Repotting Video (Growing Wisdom)
Other items of note about repotting
Often as a plant ages soil and nutrients are lost from the potting media. If you have noticed that your plant is running low on soil or is exinbiting lackluster growth and foliage a great and simple alternative treatment is to add soil. This is a very non evasive way to improve what your houseplant has to live, it provides the bump in nutrients and soil to hold moisture without subjecting the plant to the incredible stress of being ripped from its cozy home. Make sure to find indoor potting soil free of organic material to avoid introducing a bug problem. Note that potting soil has fertilizer in it so you will be introducing a very slight easy to process amount of fertilizer when adding soil.
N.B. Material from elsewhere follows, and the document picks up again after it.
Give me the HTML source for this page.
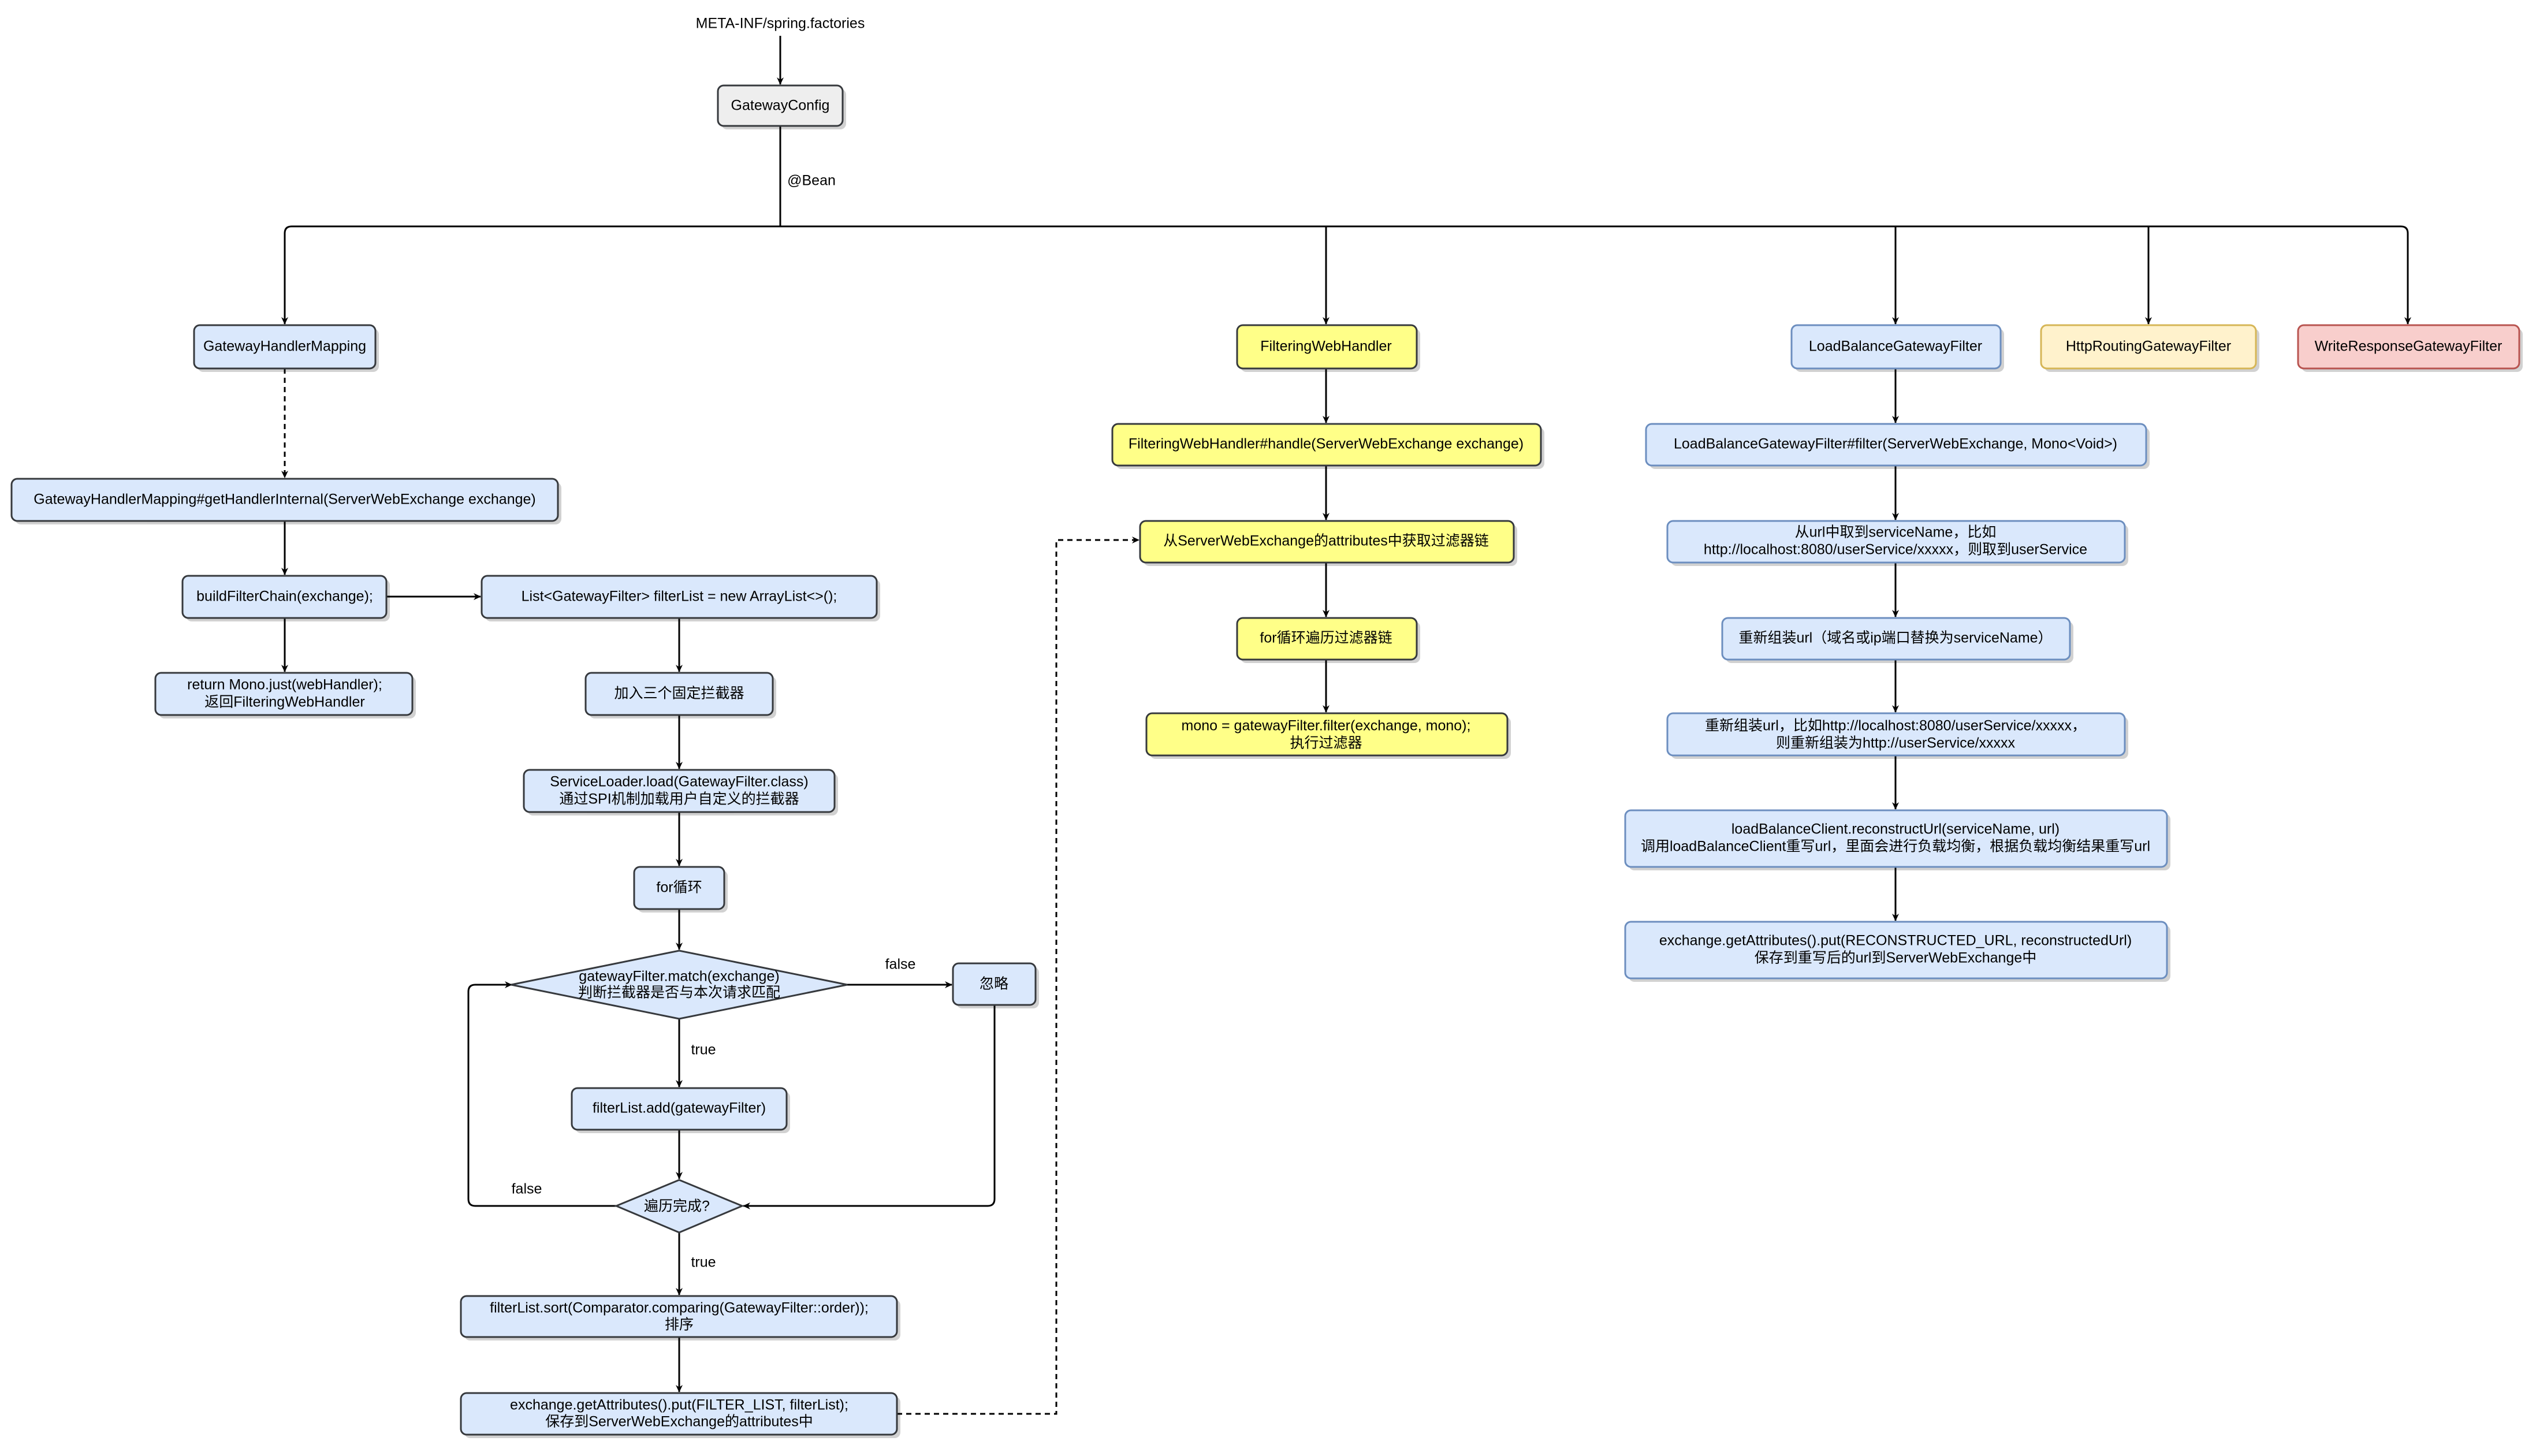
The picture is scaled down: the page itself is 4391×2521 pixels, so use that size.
<!DOCTYPE html>
<html><head><meta charset="utf-8"><style>
html,body{margin:0;padding:0;background:#fff;}
svg text{font-family:"Liberation Sans","Noto Sans CJK SC",sans-serif;font-size:25px;fill:#000;text-anchor:middle;dominant-baseline:middle;}
</style></head><body>
<svg xmlns="http://www.w3.org/2000/svg" width="4391" height="2516" viewBox="0 0 4391 2516">
<defs>
<marker id="a" markerWidth="14" markerHeight="14" refX="12" refY="7" orient="auto" markerUnits="userSpaceOnUse"><path d="M0,1 L13,7 L0,13 L4,7 Z" fill="#000"/></marker>
</defs>
<g fill="none" stroke="#000" stroke-width="3">
<path d="M1351,62 V146" marker-end="url(#a)"/>
<path d="M1351,218 V392"/>
<path d="M505,392 H4157 Q4169,392 4169,404 V561" marker-end="url(#a)"/>
<path d="M505,392 Q493,392 493,404 V561" marker-end="url(#a)"/>
<path d="M2296,392 V561" marker-end="url(#a)"/>
<path d="M3282,392 V561" marker-end="url(#a)"/>
<path d="M3720,392 V561" marker-end="url(#a)"/>
<path d="M493,638 V827" stroke-dasharray="9,7" marker-end="url(#a)"/>
<path d="M493,902 V995" marker-end="url(#a)"/>
<path d="M493,1070 V1163" marker-end="url(#a)"/>
<path d="M669,1033 H832" marker-end="url(#a)"/>
<path d="M1176,1070 V1163" marker-end="url(#a)"/>
<path d="M1176,1238 V1331" marker-end="url(#a)"/>
<path d="M1176,1406 V1499" marker-end="url(#a)"/>
<path d="M1176,1574 V1644" marker-end="url(#a)"/>
<path d="M1467,1705 H1648" marker-end="url(#a)"/>
<path d="M1176,1764 V1882" marker-end="url(#a)"/>
<path d="M1176,1956 V2041" marker-end="url(#a)"/>
<path d="M1067,2088 H823 Q811,2088 811,2076 V1717 Q811,1705 823,1705 H886" marker-end="url(#a)"/>
<path d="M1722,1740 V2076 Q1722,2088 1710,2088 H1287" marker-end="url(#a)"/>
<path d="M1176,2134 V2242" marker-end="url(#a)"/>
<path d="M1176,2315 V2410" marker-end="url(#a)"/>
<path d="M1553,2448 H1829 V935 H1972" stroke-dasharray="9,7" marker-end="url(#a)"/>
<path d="M2296,638 V732" marker-end="url(#a)"/>
<path d="M2296,806 V900" marker-end="url(#a)"/>
<path d="M2296,974 V1068" marker-end="url(#a)"/>
<path d="M2296,1142 V1233" marker-end="url(#a)"/>
<path d="M3282,638 V732" marker-end="url(#a)"/>
<path d="M3282,806 V900" marker-end="url(#a)"/>
<path d="M3282,974 V1068" marker-end="url(#a)"/>
<path d="M3282,1142 V1233" marker-end="url(#a)"/>
<path d="M3282,1308 V1401" marker-end="url(#a)"/>
<path d="M3282,1501 V1594" marker-end="url(#a)"/>
</g>
<!-- shadows -->
<g fill="#000" opacity="0.18">
<rect x="1249" y="154" width="216" height="70" rx="10"/>
<rect x="342" y="569" width="314" height="75" rx="10"/>
<rect x="26" y="835" width="946" height="73" rx="10"/>
<rect x="322" y="1003" width="353" height="73" rx="10"/>
<rect x="275" y="1171" width="445" height="73" rx="10"/>
<rect x="840" y="1003" width="684" height="73" rx="10"/>
<rect x="1020" y="1171" width="324" height="73" rx="10"/>
<rect x="913" y="1339" width="538" height="73" rx="10"/>
<rect x="1104" y="1507" width="156" height="73" rx="10"/>
<rect x="1656" y="1674" width="143" height="72" rx="10"/>
<rect x="996" y="1890" width="372" height="72" rx="10"/>
<rect x="804" y="2250" width="755" height="71" rx="10"/>
<rect x="804" y="2418" width="755" height="72" rx="10"/>
<rect x="2148" y="569" width="311" height="75" rx="10"/>
<rect x="1932" y="740" width="742" height="72" rx="10"/>
<rect x="1980" y="908" width="647" height="72" rx="10"/>
<rect x="2148" y="1076" width="311" height="72" rx="10"/>
<rect x="1991" y="1241" width="625" height="73" rx="10"/>
<rect x="3108" y="569" width="362" height="75" rx="10"/>
<rect x="3540" y="569" width="372" height="75" rx="10"/>
<rect x="3985" y="569" width="383" height="75" rx="10"/>
<rect x="2856" y="740" width="866" height="72" rx="10"/>
<rect x="2893" y="908" width="792" height="72" rx="10"/>
<rect x="2988" y="1076" width="602" height="72" rx="10"/>
<rect x="2893" y="1241" width="792" height="73" rx="10"/>
<rect x="2820" y="1409" width="938" height="98" rx="10"/>
<rect x="2820" y="1602" width="938" height="98" rx="10"/>
</g>
<g stroke-width="3">
<rect x="1243" y="148" width="216" height="70" rx="10" fill="#eeeeee" stroke="#36393d"/>
<g fill="#dae8fc" stroke="#36393d">
<rect x="336" y="563" width="314" height="75" rx="10"/>
<rect x="20" y="829" width="946" height="73" rx="10"/>
<rect x="316" y="997" width="353" height="73" rx="10"/>
<rect x="269" y="1165" width="445" height="73" rx="10"/>
<rect x="834" y="997" width="684" height="73" rx="10"/>
<rect x="1014" y="1165" width="324" height="73" rx="10"/>
<rect x="907" y="1333" width="538" height="73" rx="10"/>
<rect x="1098" y="1501" width="156" height="73" rx="10"/>
<path d="M885,1705 L1176,1646 L1467,1705 L1176,1764 Z"/>
<rect x="1650" y="1668" width="143" height="72" rx="10"/>
<rect x="990" y="1884" width="372" height="72" rx="10"/>
<path d="M1067,2088 L1176,2043 L1285,2088 L1176,2134 Z"/>
<rect x="798" y="2244" width="755" height="71" rx="10"/>
<rect x="798" y="2412" width="755" height="72" rx="10"/>
</g>
<g fill="#ffff88" stroke="#36393d">
<rect x="2142" y="563" width="311" height="75" rx="10"/>
<rect x="1926" y="734" width="742" height="72" rx="10"/>
<rect x="1974" y="902" width="647" height="72" rx="10"/>
<rect x="2142" y="1070" width="311" height="72" rx="10"/>
<rect x="1985" y="1235" width="625" height="73" rx="10"/>
</g>
<g fill="#dae8fc" stroke="#6c8ebf">
<rect x="3102" y="563" width="362" height="75" rx="10"/>
<rect x="2850" y="734" width="866" height="72" rx="10"/>
<rect x="2887" y="902" width="792" height="72" rx="10"/>
<rect x="2982" y="1070" width="602" height="72" rx="10"/>
<rect x="2887" y="1235" width="792" height="73" rx="10"/>
<rect x="2814" y="1403" width="938" height="98" rx="10"/>
<rect x="2814" y="1596" width="938" height="98" rx="10"/>
</g>
<rect x="3534" y="563" width="372" height="75" rx="10" fill="#fff2cc" stroke="#d6b656"/>
<rect x="3979" y="563" width="383" height="75" rx="10" fill="#f8cecc" stroke="#b85450"/>
</g>
<text x="1351" y="42">META-INF/spring.factories</text>
<text x="1351" y="184">GatewayConfig</text>
<text x="1405" y="314">@Bean</text>
<text x="493" y="601">GatewayHandlerMapping</text>
<text x="493" y="866">GatewayHandlerMapping#getHandlerInternal(ServerWebExchange exchange)</text>
<text x="493" y="1034">buildFilterChain(exchange);</text>
<text x="493" y="1187">return Mono.just(webHandler);</text>
<text x="493" y="1217">返回FilteringWebHandler</text>
<text x="1176" y="1034">List&lt;GatewayFilter&gt; filterList = new ArrayList&lt;&gt;();</text>
<text x="1176" y="1202">加入三个固定拦截器</text>
<text x="1176" y="1355">ServiceLoader.load(GatewayFilter.class)</text>
<text x="1176" y="1385">通过SPI机制加载用户自定义的拦截器</text>
<text x="1176" y="1538">for循环</text>
<text x="1176" y="1692">gatewayFilter.match(exchange)</text>
<text x="1176" y="1720">判断拦截器是否与本次请求匹配</text>
<text x="1559" y="1671">false</text>
<text x="1721" y="1705">忽略</text>
<text x="1218" y="1819">true</text>
<text x="1176" y="1920">filterList.add(gatewayFilter)</text>
<text x="1172" y="2090">遍历完成?</text>
<text x="912" y="2060">false</text>
<text x="1218" y="2187">true</text>
<text x="1176" y="2266">filterList.sort(Comparator.comparing(GatewayFilter::order));</text>
<text x="1176" y="2295">排序</text>
<text x="1176" y="2434">exchange.getAttributes().put(FILTER_LIST, filterList);</text>
<text x="1176" y="2463">保存到ServerWebExchange的attributes中</text>
<text x="2296" y="601">FilteringWebHandler</text>
<text x="2296" y="770">FilteringWebHandler#handle(ServerWebExchange exchange)</text>
<text x="2296" y="938">从ServerWebExchange的attributes中获取过滤器链</text>
<text x="2296" y="1106">for循环遍历过滤器链</text>
<text x="2296" y="1258">mono = gatewayFilter.filter(exchange, mono);</text>
<text x="2296" y="1288">执行过滤器</text>
<text x="3282" y="601">LoadBalanceGatewayFilter</text>
<text x="3720" y="601">HttpRoutingGatewayFilter</text>
<text x="4170" y="601">WriteResponseGatewayFilter</text>
<text x="3282" y="770">LoadBalanceGatewayFilter#filter(ServerWebExchange, Mono&lt;Void&gt;)</text>
<text x="3282" y="923">从url中取到serviceName，比如</text>
<text x="3282" y="953">http://localhost:8080/userService/xxxxx，则取到userService</text>
<text x="3282" y="1106">重新组装url（域名或ip端口替换为serviceName）</text>
<text x="3282" y="1258">重新组装url，比如http://localhost:8080/userService/xxxxx，</text>
<text x="3282" y="1288">则重新组装为http://userService/xxxxx</text>
<text x="3282" y="1437">loadBalanceClient.reconstructUrl(serviceName, url)</text>
<text x="3282" y="1467">调用loadBalanceClient重写url，里面会进行负载均衡，根据负载均衡结果重写url</text>
<text x="3282" y="1630">exchange.getAttributes().put(RECONSTRUCTED_URL, reconstructedUrl)</text>
<text x="3282" y="1660">保存到重写后的url到ServerWebExchange中</text>
</svg>
</body></html>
If you do choose to repot your plant, it is highly recommended that you repot into a grow pot (the plastic pots), or Terra cotta. Grow pots are easy to move around and manipulate, and Terra cotta is breathable and ideal for allowing both water and air into the soil. If there is a particular decorative container made of wood fiberglass, ceramic, or something else it is best not to plant directly in to that container. It is very simple to plant into a plastic grow pot and drop the liner and grow pot down into a decorative container of your choice. This also makes for an easy change out if the plant dies or if you change your mind in the future and would like to use plant or container somewhere else or with something else.
Pay attention to the type of soil that you use when repotting. If you are repotting a cactus, or succulent you would not want to use water retaining soil. Always use indoor potting soil, exterior potting soil often has a great deal of organic material in it that is fantastic for use outside, but indoors has a tendency to cause trouble creating pests, and fungus.
To repot, or not to repot now you know. Happy growing!